Makers of Madal
Carrying on to the legacy of his father is Shyam Lal Nepali who owns a Madal Shop in Patan, near Patan Durbar Square. Born to Prem Lal Kulu and Surya Maya Kulu, Shyam Lal Kulu has been in the trade for as long as he can remember.
Although he has been surrounded by the Madals all his life, he says he plays it only to demonstrate or check the instrument. This was not the profession he chose rather, the profession chose him. His family has been into the Madal crafting business since the time of Siddhi Narsingh Malla. Born to the family which had six centuries long history in Madal crafting, it is a safe bet that Shyam Lal was probably born with the talent and the skill in his blood.

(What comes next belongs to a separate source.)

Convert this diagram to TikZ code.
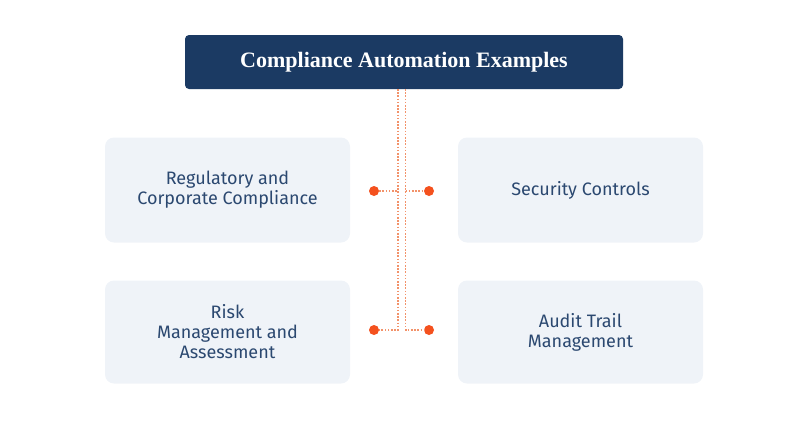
\documentclass[tikz,border=0pt]{standalone}
\usepackage{fontspec}
\setmainfont{Liberation Serif}
\setsansfont{Fira Sans}
\usetikzlibrary{positioning}
\definecolor{navy}{HTML}{1B3A63}
\definecolor{textnavy}{HTML}{2B4870}
\definecolor{boxfill}{HTML}{EFF3F8}
\definecolor{dotorange}{HTML}{F4511E}
\definecolor{lineorange}{HTML}{F2926A}
\begin{document}
\begin{tikzpicture}[x=1pt,y=-1pt,
  titlebox/.style={fill=navy,rounded corners=4pt,minimum width=438pt,minimum height=54pt,text=white,font=\fontsize{22}{26}\selectfont\bfseries},
  itembox/.style={fill=boxfill,rounded corners=9pt,minimum width=245pt,minimum height=104pt,text=textnavy,align=center,font=\sffamily\fontsize{18}{20}\selectfont},
  dot/.style={circle,fill=dotorange,inner sep=0pt,minimum size=10pt},
  link/.style={lineorange,line width=1.3pt,dash pattern=on 1.6pt off 1.6pt}]
  \useasboundingbox (0,0) rectangle (800,421);
  \node[titlebox] (title) at (404,62) {Compliance Automation Examples};
  \node[itembox,minimum height=105pt] (reg) at (227.5,190) {Regulatory and\\Corporate Compliance};
  \node[itembox,minimum height=105pt] (sec) at (580.5,190) {Security Controls};
  \node[itembox,minimum height=103pt] (risk) at (227.5,332) {Risk\\Management and\\Assessment};
  \node[itembox,minimum height=103pt] (audit) at (580.5,332) {Audit Trail\\Management};

  \node[dot] (dreg) at (374,191) {};
  \node[dot] (dsec) at (429,191) {};
  \node[dot] (drisk) at (374,330) {};
  \node[dot] (daudit) at (429,330) {};
  \coordinate (topL) at (398,89);
  \coordinate (topR) at (405.5,89);

  \draw[link] (topL) -- (topL |- drisk) -- (drisk);
  \draw[link] (topR) -- (topR |- daudit) -- (daudit);
  \draw[link] (dreg) -- (topL |- dreg);
  \draw[link] (topR |- dsec) -- (dsec);
\end{tikzpicture}
\end{document}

He opted to pursue governmental service at the home Ministry, although he had learnt the craft in his early years. He served in the government service for thirty years, however, was never away from making a Madal or helping to mend the damaged one. After his retirement from the government service, he returned to taking on the responsibility of his family, legacy of Madal crafting left behind by his ancestors.
Unlike his father who dedicated his life to the craft, his knowledge was limited to what he had learned as child. He often regrets it and considers himself nothing closer to his father in the craftsmanship. His father was the one who initiated the tradition of playing drum in the Nepali Army. Even if he is not an expert like his father was, he gives his 100 percent to the work he performs and spends his post retirement days at the modest Madal shop he owns and operates at a stone’s throw distance from the Patan Durbar Square.
The shop filled with Madal has its wall covered with certificates of appreciation and many ‘Thank You’ from the community for keeping alive the instrument that controls the tempo of cultural music.